I’ll be the first to admit that adjusting a retail setting merely for the sake of adjustment often falls flat on its face. Not only will a haphazard approach lead to shopper confusion, it may equally frustrate the retail staff. However, walking through the primary entrance of any retail setting with a fresh set of eyes and open-mindedness can lead to tremendous results.

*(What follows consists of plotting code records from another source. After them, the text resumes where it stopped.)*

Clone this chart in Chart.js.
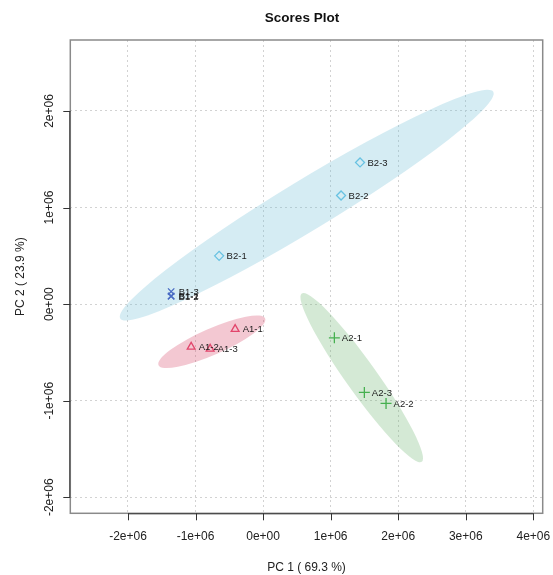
<!DOCTYPE html>
<html>
<head>
<meta charset="utf-8">
<script src="https://cdn.jsdelivr.net/npm/chart.js@4.4.1/dist/chart.umd.min.js"></script>
<style>
  html, body { margin: 0; padding: 0; background: #fff; }
  #wrap { width: 553px; height: 575px; }
</style>
</head>
<body>
<div id="wrap"><canvas id="scoresChart"></canvas></div>
<script>
// sample scores
const a1Names = ['A1-1', 'A1-2', 'A1-3'];
const a1PC1 = [-0.414e6, -1.065e6, -0.784e6];
const a1PC2 = [-0.259e6, -0.442e6, -0.463e6];

const a2Names = ['A2-1', 'A2-2', 'A2-3'];
const a2PC1 = [1.055e6, 1.820e6, 1.499e6];
const a2PC2 = [-0.349e6, -1.028e6, -0.914e6];

const b1Names = ['B1-1', 'B1-2', 'B1-3'];
const b1PC1 = [-1.361e6, -1.362e6, -1.361e6];
const b1PC2 = [0.085e6, 0.080e6, 0.130e6];

const b2Names = ['B2-1', 'B2-2', 'B2-3'];
const b2PC1 = [-0.651e6, 1.154e6, 1.435e6];
const b2PC2 = [0.500e6, 1.125e6, 1.467e6];

const xTickValues = [-2e6, -1e6, 0, 1e6, 2e6, 3e6, 4e6];
const yTickValues = [-2e6, -1e6, 0, 1e6, 2e6];

// confidence ellipses: centre, end of long axis, end of short axis (data units)
const ellipseGroups = ['B2', 'A1', 'A2'];
const ellipseCentres = [[0.646e6, 1.025e6], [-0.759e6, -0.390e6], [1.460e6, -0.761e6]];
const ellipseMajorEnds = [[3.407e6, 2.198e6], [0.030e6, -0.148e6], [2.348e6, -1.633e6]];
const ellipseMinorEnds = [[0.839e6, 0.804e6], [-0.682e6, -0.514e6], [1.646e6, -0.668e6]];

const groupColors = { A1: '#e2466c', A2: '#46b050', B1: '#4a6cc4', B2: '#68c2e2' };
const groupFills = { A1: 'rgba(215,72,105,0.3)', A2: 'rgba(112,182,115,0.3)', B2: 'rgba(115,192,215,0.3)' };
const groupStyles = { A1: 'triangle', A2: 'cross', B1: 'crossRot', B2: 'rectRot' };

const FONT = "'Liberation Sans', Arial, sans-serif";

function sci(v) {
    if (v === 0) return '0e+00';
    const e = Math.floor(Math.log10(Math.abs(v)));
    const m = Math.round(v / Math.pow(10, e) * 100) / 100;
    return m + 'e' + (e < 0 ? '-' : '+') + String(Math.abs(e)).padStart(2, '0');
}

function makeDataset(key, names, pc1, pc2) {
    return {
        label: key,
        data: names.map((n, i) => ({ x: pc1[i], y: pc2[i], name: n })),
        pointStyle: groupStyles[key],
        borderColor: groupColors[key],
        backgroundColor: 'rgba(0,0,0,0)',
        borderWidth: 1.3,
        pointRadius: groupStyles[key] === 'cross' ? 5.5 : 4.5,
    };
}

const scorePlotPlugin = {
    id: 'scorePlot',
    beforeDatasetsDraw(chart) {
        const { ctx, scales: { x, y } } = chart;
        ctx.save();
        ellipseGroups.forEach((g, i) => {
            const cx = x.getPixelForValue(ellipseCentres[i][0]);
            const cy = y.getPixelForValue(ellipseCentres[i][1]);
            const ax = x.getPixelForValue(ellipseMajorEnds[i][0]) - cx;
            const ay = y.getPixelForValue(ellipseMajorEnds[i][1]) - cy;
            const bx = x.getPixelForValue(ellipseMinorEnds[i][0]) - cx;
            const by = y.getPixelForValue(ellipseMinorEnds[i][1]) - cy;
            ctx.beginPath();
            ctx.ellipse(cx, cy, Math.hypot(ax, ay), Math.hypot(bx, by), Math.atan2(ay, ax), 0, Math.PI * 2);
            ctx.fillStyle = groupFills[g];
            ctx.fill();
        });
        ctx.restore();
    },
    afterDatasetsDraw(chart) {
        const { ctx, chartArea: a, scales: { x, y } } = chart;
        ctx.save();

        // point labels
        ctx.font = '9.5px ' + FONT;
        ctx.fillStyle = '#1a1a1a';
        ctx.textAlign = 'left';
        ctx.textBaseline = 'middle';
        chart.data.datasets.forEach(ds => {
            ds.data.forEach(p => {
                ctx.fillText(p.name, x.getPixelForValue(p.x) + 7.5, y.getPixelForValue(p.y) + 0.5);
            });
        });

        // plot box
        ctx.strokeStyle = '#8a8a8a';
        ctx.lineWidth = 1.5;
        ctx.strokeRect(a.left, a.top, a.right - a.left, a.bottom - a.top);

        // axis lines + tick marks
        ctx.strokeStyle = '#333';
        ctx.lineWidth = 1;
        const x0 = x.getPixelForValue(xTickValues[0]);
        const x1 = x.getPixelForValue(xTickValues[xTickValues.length - 1]);
        ctx.beginPath();
        ctx.moveTo(x0, a.bottom + 0.5);
        ctx.lineTo(x1, a.bottom + 0.5);
        xTickValues.forEach(v => {
            const px = Math.round(x.getPixelForValue(v)) + 0.5;
            ctx.moveTo(px, a.bottom);
            ctx.lineTo(px, a.bottom + 7);
        });
        const y0 = y.getPixelForValue(yTickValues[0]);
        const y1 = y.getPixelForValue(yTickValues[yTickValues.length - 1]);
        ctx.moveTo(a.left - 0.5, y0);
        ctx.lineTo(a.left - 0.5, y1);
        yTickValues.forEach(v => {
            const py = Math.round(y.getPixelForValue(v)) + 0.5;
            ctx.moveTo(a.left, py);
            ctx.lineTo(a.left - 7, py);
        });
        ctx.stroke();

        // vertical y tick labels
        ctx.font = '12px ' + FONT;
        ctx.fillStyle = '#222';
        ctx.textAlign = 'center';
        ctx.textBaseline = 'middle';
        yTickValues.forEach(v => {
            ctx.save();
            ctx.translate(50, y.getPixelForValue(v));
            ctx.rotate(-Math.PI / 2);
            ctx.fillText(sci(v), 0, 0);
            ctx.restore();
        });

        // title
        ctx.font = 'bold 13.5px ' + FONT;
        ctx.fillStyle = '#111';
        ctx.textBaseline = 'middle';
        ctx.fillText('Scores Plot', 302, 18.5);
        ctx.restore();
    }
};

const chart = new Chart(document.getElementById('scoresChart'), {
    type: 'scatter',
    data: {
        datasets: [
            makeDataset('B2', b2Names, b2PC1, b2PC2),
            makeDataset('B1', b1Names, b1PC1, b1PC2),
            makeDataset('A1', a1Names, a1PC1, a1PC2),
            makeDataset('A2', a2Names, a2PC1, a2PC2),
        ]
    },
    options: {
        responsive: true,
        maintainAspectRatio: false,
        animation: false,
        layout: { padding: { top: 40, right: 10.3, left: 0, bottom: 0 } },
        plugins: {
            legend: { display: false },
            tooltip: { enabled: false }
        },
        scales: {
            x: {
                type: 'linear',
                min: -2.854e6,
                max: 4.139e6,
                afterBuildTicks: s => { s.ticks = xTickValues.map(v => ({ value: v })); },
                afterFit: s => { s.height = 61.7; s.paddingLeft = 0; s.paddingRight = 0; },
                ticks: {
                    color: '#222',
                    font: { family: FONT, size: 12 },
                    padding: 16.5,
                    maxRotation: 0,
                    callback: v => sci(v)
                },
                grid: { color: '#d2d2d2', drawTicks: false },
                border: { display: false, dash: [2, 3] },
                title: {
                    display: true,
                    text: 'PC 1 ( 69.3 %)',
                    color: '#222',
                    font: { family: FONT, size: 12 },
                    padding: { top: 0, bottom: 0.5 }
                }
            },
            y: {
                type: 'linear',
                min: -2.166e6,
                max: 2.735e6,
                afterBuildTicks: s => { s.ticks = yTickValues.map(v => ({ value: v })); },
                afterFit: s => { s.width = 70.3; s.paddingTop = 0; s.paddingBottom = 0; },
                ticks: { display: false },
                grid: { color: '#d2d2d2', drawTicks: false },
                border: { display: false, dash: [2, 3] },
                title: {
                    display: true,
                    text: 'PC 2 ( 23.9 %)',
                    color: '#222',
                    font: { family: FONT, size: 12 },
                    padding: { top: 13, bottom: 0 }
                }
            }
        }
    },
    plugins: [scorePlotPlugin]
});
</script>
</body>
</html>
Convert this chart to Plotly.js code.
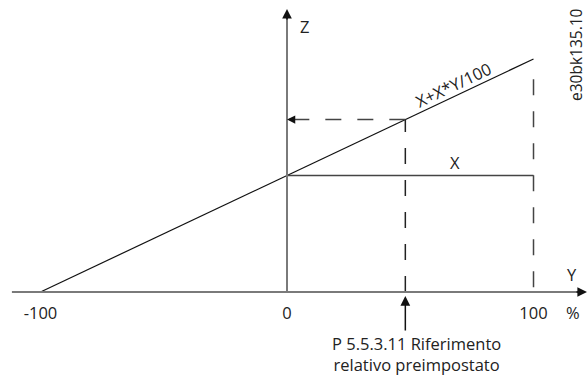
<!DOCTYPE html>
<html>
<head>
<meta charset="utf-8">
<script src="https://cdn.plot.ly/plotly-3.0.1.min.js"></script>
<style>html,body{margin:0;padding:0;background:#fff;}#chart{width:587px;height:376px;}</style>
</head>
<body>
<div id="chart"></div>
<script>
// Y (%) positions and Z values of the line Z = X + X*Y/100 (X = 1)
const slopeY = [-100, 0, 100];
const slopeZ = [0, 1, 2];
// constant X line
const constY = [0, 100];
const constZ = [1, 1];
// preset relative reference (P 5.5.3.11)
const presetY = [48, 48];
const presetZ = [0, 1.48];
const presetHY = [48, 0];
const presetHZ = [1.48, 1.48];
// 100 % guide line
const fullY = [100, 100];
const fullZ = [0.04, 1.92];
// tick labels
const tickVals = [-100, 0, 100];
const tickText = ['-100', '0', '100'];

const FONT = 'Open Sans, DejaVu Sans, sans-serif';
const FS = 16.5;
const TXT = '#222';
const DASH = '16px,16px';

const traces = [
  {x: slopeY, y: slopeZ, mode: 'lines', line: {color: '#111', width: 1.2}, hoverinfo: 'skip'},
  {x: constY, y: constZ, mode: 'lines', line: {color: '#444', width: 1.5}, hoverinfo: 'skip'},
  {x: presetY, y: presetZ, mode: 'lines', line: {color: '#222', width: 1.5, dash: DASH}, hoverinfo: 'skip'},
  {x: presetHY, y: presetHZ, mode: 'lines', line: {color: '#444', width: 1.5, dash: DASH}, hoverinfo: 'skip'},
  {x: fullY, y: fullZ, mode: 'lines', line: {color: '#444', width: 1.5, dash: DASH}, hoverinfo: 'skip'}
];

const xMin = -116.43, xMax = 121.7;
const yMin = -0.721, yMax = 2.506;
const zTop = 2.429;

function label(x, y, text, extra) {
  return Object.assign({x: x, y: y, xref: 'x', yref: 'y', text: text, showarrow: false,
    xanchor: 'center', yanchor: 'middle', font: {family: FONT, size: FS, color: TXT}}, extra || {});
}

const layout = {
  width: 587, height: 376,
  margin: {l: 0, r: 0, t: 0, b: 0},
  paper_bgcolor: '#fff', plot_bgcolor: '#fff',
  showlegend: false,
  xaxis: {
    range: [xMin, xMax], showgrid: false, zeroline: false, showline: false,
    tickvals: tickVals, ticktext: tickText,
    ticks: 'outside', ticklen: 6, tickcolor: 'rgba(0,0,0,0)',
    tickfont: {family: FONT, size: FS, color: TXT},
    anchor: 'free', position: (0 - yMin) / (yMax - yMin), fixedrange: true
  },
  yaxis: {range: [yMin, yMax], visible: false, fixedrange: true},
  shapes: [
    {type: 'line', xref: 'x', yref: 'y', x0: -111.6, x1: 119, y0: 0, y1: 0, line: {color: '#7a7a7a', width: 2}},
    {type: 'line', xref: 'x', yref: 'y', x0: 0, x1: 0, y0: 0, y1: 2.35, line: {color: '#7a7a7a', width: 2}}
  ],
  annotations: [
    // axis arrowheads
    {x: 0, y: zTop, xref: 'x', yref: 'y', ax: 0, ay: 12, text: '', showarrow: true, arrowhead: 2, arrowsize: 1.2, arrowwidth: 1.6, arrowcolor: '#111'},
    {x: xMax, y: 0, xref: 'x', yref: 'y', ax: -12, ay: 0, text: '', showarrow: true, arrowhead: 2, arrowsize: 1.2, arrowwidth: 1.6, arrowcolor: '#111'},
    // dashed reference arrow to Z axis
    {x: 0, y: presetHZ[0], xref: 'x', yref: 'y', ax: 8, ay: 0, text: '', showarrow: true, arrowhead: 2, arrowsize: 1.1, arrowwidth: 1.5, arrowcolor: '#111'},
    // arrow under the axis
    {x: presetY[0], y: -0.034, xref: 'x', yref: 'y', ax: 0, ay: 36, text: '', showarrow: true, arrowhead: 2, arrowsize: 1.3, arrowwidth: 1.5, arrowcolor: '#111'},
    label(52.5, -0.53, 'P 5.5.3.11 Riferimento<br>relativo preimpostato', {align: 'center'}),
    // labels
    label(4.5, 2.279, 'Z', {xanchor: 'left'}),
    label(115.6, 0.146, 'Y'),
    label(116, -0.172, '%'),
    label(68.2, 1.11, 'X'),
    label(67.7, 1.777, 'X+X*Y/100', {textangle: -25.3}),
    {x: 576 / 587, y: 1 - 55 / 376, xref: 'paper', yref: 'paper', xanchor: 'center', yanchor: 'middle',
     text: 'e30bk135.10', textangle: -90, showarrow: false, font: {family: FONT, size: 15.5, color: TXT}}
  ]
};

Plotly.newPlot('chart', traces, layout, {displayModeBar: false, staticPlot: true});
</script>
</body>
</html>
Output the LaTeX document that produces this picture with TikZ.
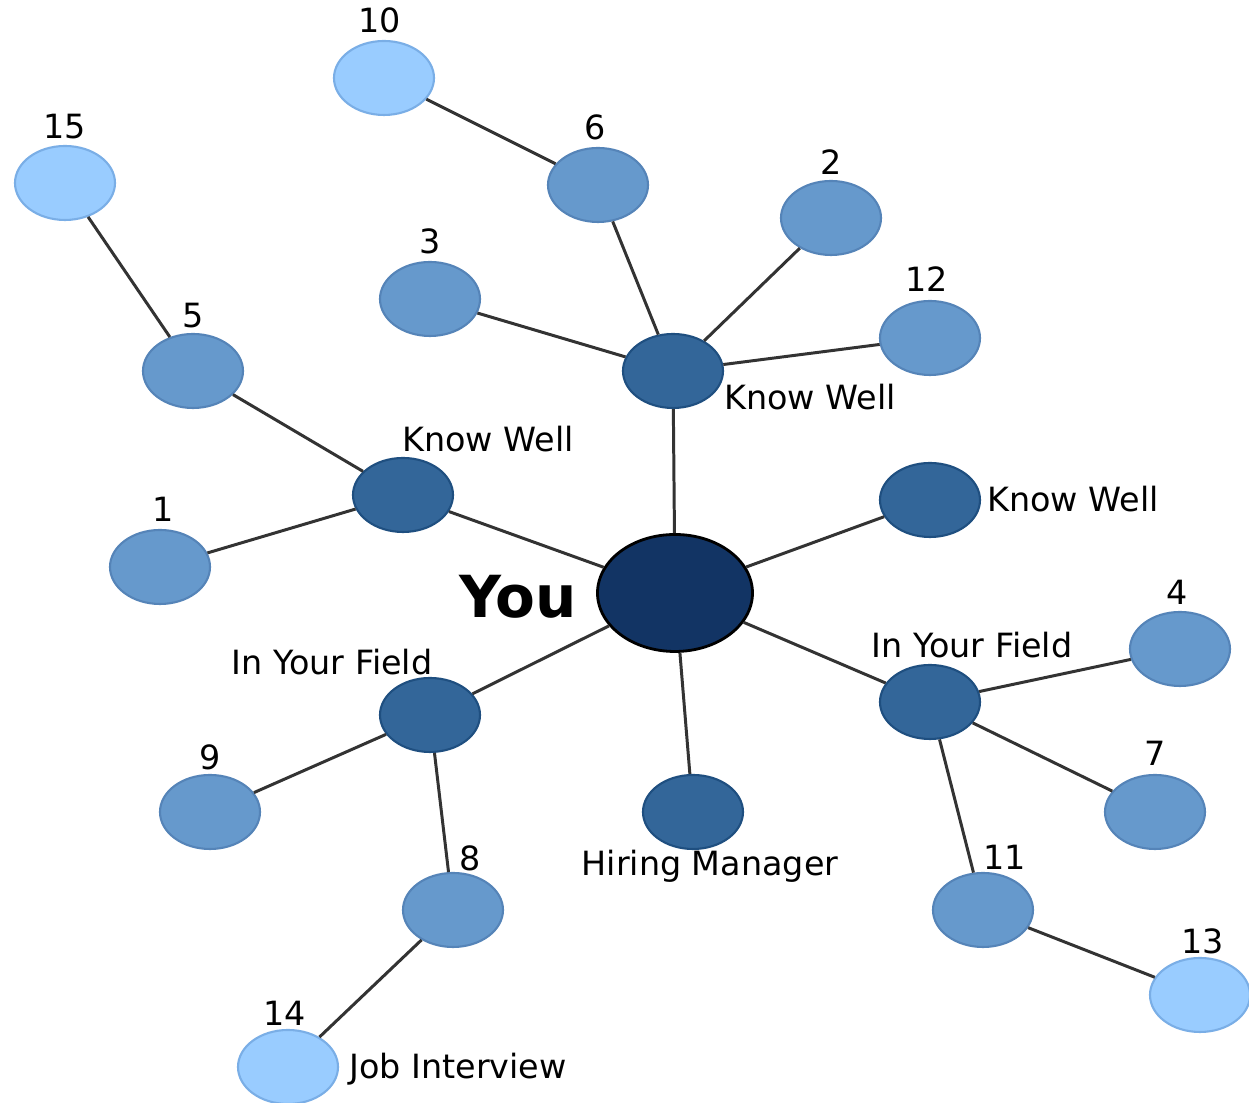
\documentclass[tikz,border=0pt]{standalone}
\usepackage{fontspec}
\setmainfont{DejaVu Sans}
\usetikzlibrary{shapes.geometric}

\definecolor{youblue}{HTML}{123464}
\definecolor{darkblue}{HTML}{336699}
\definecolor{darkedge}{HTML}{1F4F80}
\definecolor{midblue}{HTML}{6699CC}
\definecolor{midedge}{HTML}{5584B8}
\definecolor{lightblue}{HTML}{99CCFF}
\definecolor{lightedge}{HTML}{7AAEE6}
\definecolor{linkgray}{HTML}{333333}

\begin{document}
\begin{tikzpicture}[
  person/.style={ellipse, inner sep=0pt, minimum width=1cm, minimum height=0.74cm, line width=0.6pt},
  near/.style={person, fill=darkblue, draw=darkedge},
  mid/.style={person, fill=midblue, draw=midedge},
  far/.style={person, fill=lightblue, draw=lightedge},
  me/.style={ellipse, inner sep=0pt, minimum width=1.55cm, minimum height=1.17cm, fill=youblue, draw=black, line width=0.8pt},
  tag/.style={font=\fontsize{9.5}{11}\selectfont, inner sep=0pt},
  link/.style={draw=linkgray, line width=0.85pt}
]

\useasboundingbox (0,0) rectangle (12.49,11.03);

% centre
\node[me] (you) at (6.75,5.10) {};
\node[font=\bfseries\fontsize{16.5}{18}\selectfont, inner sep=0pt] (tyou) at (5.18,5.06) {You};

% first ring
\node[near] (kwT) at (6.73,7.32) {};
\node[near] (kwL) at (4.03,6.08) {};
\node[near] (kwR) at (9.30,6.03) {};
\node[near] (fL) at (4.30,3.88) {};
\node[near] (fR) at (9.30,4.01) {};
\node[near] (hm) at (6.93,2.91) {};

\node[tag] (tkwT) at (8.10,7.06) {Know Well};
\node[tag] (tkwL) at (4.88,6.64) {Know Well};
\node[tag] (tkwR) at (10.73,6.04) {Know Well};
\node[tag] (tfL) at (3.32,4.41) {In Your Field};
\node[tag] (tfR) at (9.72,4.58) {In Your Field};
\node[tag] (thm) at (7.10,2.37) {Hiring Manager};

% second ring
\node[mid] (n1) at (1.60,5.36) {};
\node[mid] (n2) at (8.31,8.85) {};
\node[mid] (n3) at (4.30,8.04) {};
\node[mid] (n4) at (11.80,4.54) {};
\node[mid] (n5) at (1.93,7.32) {};
\node[mid] (n6) at (5.98,9.18) {};
\node[mid] (n7) at (11.55,2.91) {};
\node[mid] (n8) at (4.53,1.93) {};
\node[mid] (n9) at (2.10,2.91) {};
\node[mid] (n11) at (9.83,1.93) {};
\node[mid] (n12) at (9.30,7.65) {};

% third ring
\node[far] (n10) at (3.84,10.25) {};
\node[far] (n13) at (12.00,1.08) {};
\node[far] (n14) at (2.88,0.36) {};
\node[far] (n15) at (0.65,9.20) {};

\node[tag] (t1) at (1.63,5.94) {1};
\node[tag] (t2) at (8.31,9.41) {2};
\node[tag] (t3) at (4.30,8.62) {3};
\node[tag] (t4) at (11.77,5.11) {4};
\node[tag] (t5) at (1.93,7.87) {5};
\node[tag] (t6) at (5.95,9.76) {6};
\node[tag] (t7) at (11.55,3.50) {7};
\node[tag] (t8) at (4.70,2.45) {8};
\node[tag] (t9) at (2.10,3.46) {9};
\node[tag] (t10) at (3.80,10.83) {10};
\node[tag] (t11) at (10.05,2.46) {11};
\node[tag] (t12) at (9.27,8.24) {12};
\node[tag] (t13) at (12.03,1.62) {13};
\node[tag] (t14) at (2.85,0.90) {14};
\node[tag] (t15) at (0.65,9.76) {15};
\node[tag] (tji) at (4.58,0.34) {Job Interview};

% links
\draw[link] (you) -- (kwT);
\draw[link] (you) -- (kwL);
\draw[link] (you) -- (kwR);
\draw[link] (you) -- (fL);
\draw[link] (you) -- (fR);
\draw[link] (you) -- (hm);

\draw[link] (kwT) -- (n3);
\draw[link] (kwT) -- (n6);
\draw[link] (kwT) -- (n2);
\draw[link] (kwT) -- (n12);
\draw[link] (n6) -- (n10);

\draw[link] (kwL) -- (n5);
\draw[link] (kwL) -- (n1);
\draw[link] (n5) -- (n15);

\draw[link] (fL) -- (n9);
\draw[link] (fL) -- (n8);
\draw[link] (n8) -- (n14);

\draw[link] (fR) -- (n4);
\draw[link] (fR) -- (n7);
\draw[link] (fR) -- (n11);
\draw[link] (n11) -- (n13);

\end{tikzpicture}
\end{document}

Here are five things I recommend be considered…and they are the same five things I take stock of before rearranging my living room furniture.

Establishing a goal

Before simply moving the furniture in my living space, I consider what I hope to accomplish. Is it to move things away from the walls, incorporate a new focal point piece of art, create conversational areas, etc.? Similar characteristics should be acknowledged when assessing retail space. If the goal is to reduce a claustrophobic feeling, then adjusting inventory levels and the number of fixtures may be the solution. If the goal is to increase visibility across the store, then lower fixtures may help. Perhaps the goal is to allow shoppers easier movement from section to section and across the entire store layout, so angles and shorter gondola runs may meet the objective.

First impressions

Consumers form an impression of a retail space within seven to 10 seconds. (In the case of my living room, it took my daughter about five seconds to say what she liked and what she disliked!) If you want shoppers to feel energized, does your initial appearance match? If you’re hoping that customers pause for a moment or navigate a certain direction, does your store design provide that opportunity?

Shedding some light

For me, I’m a fan of well-lit retail spaces flooded with natural light, where possible. Especially given our aging population and deteriorating eyesight, ensuring adequate lighting has become a necessity. Think back to the last time you rearranged the furniture in one of your rooms. How important was getting the lighting just right? Why is it any different on the retail floor?

Freedom of movement

Fluidity in arranging furniture in my home is important. In other words, I’m ensuring that my guests can easily get to a comfortable chair or couch and not have to hurdle hassocks, coffee tables, or other disrupters. I cannot tell you the number of times that I’ve become frustrated at a retailer who expects their guests to clear/jump/leap displays or vault pommel horse past sale merchandise. Of course, there is a fine line between making the space seem too sparse (however, minimalistic retailing is on the rise) or overcrowding the area to the point where it is like walking through an unkempt closet.

Line of sight

In my open-space concept at home, I want to ensure that if I’m on the opposite side of my kitchen or near the breakfast bar, that I can still maintain eye contact and conversation with my houseguests. Putting up barriers that prevent this line of sight is unthinkable. So, why is it that many of the retailers I visit have displays that are far too high, obscuring the line of sight across the store, or configurations of displays that make it non-conducive to have a conversation?

After a long winter, shoppers are looking for just about anything to brighten their day. Whichever goal you are adjusting your “living space” to achieve, moving, changing, or altering fixtures can invigorate in-store traffic and sales.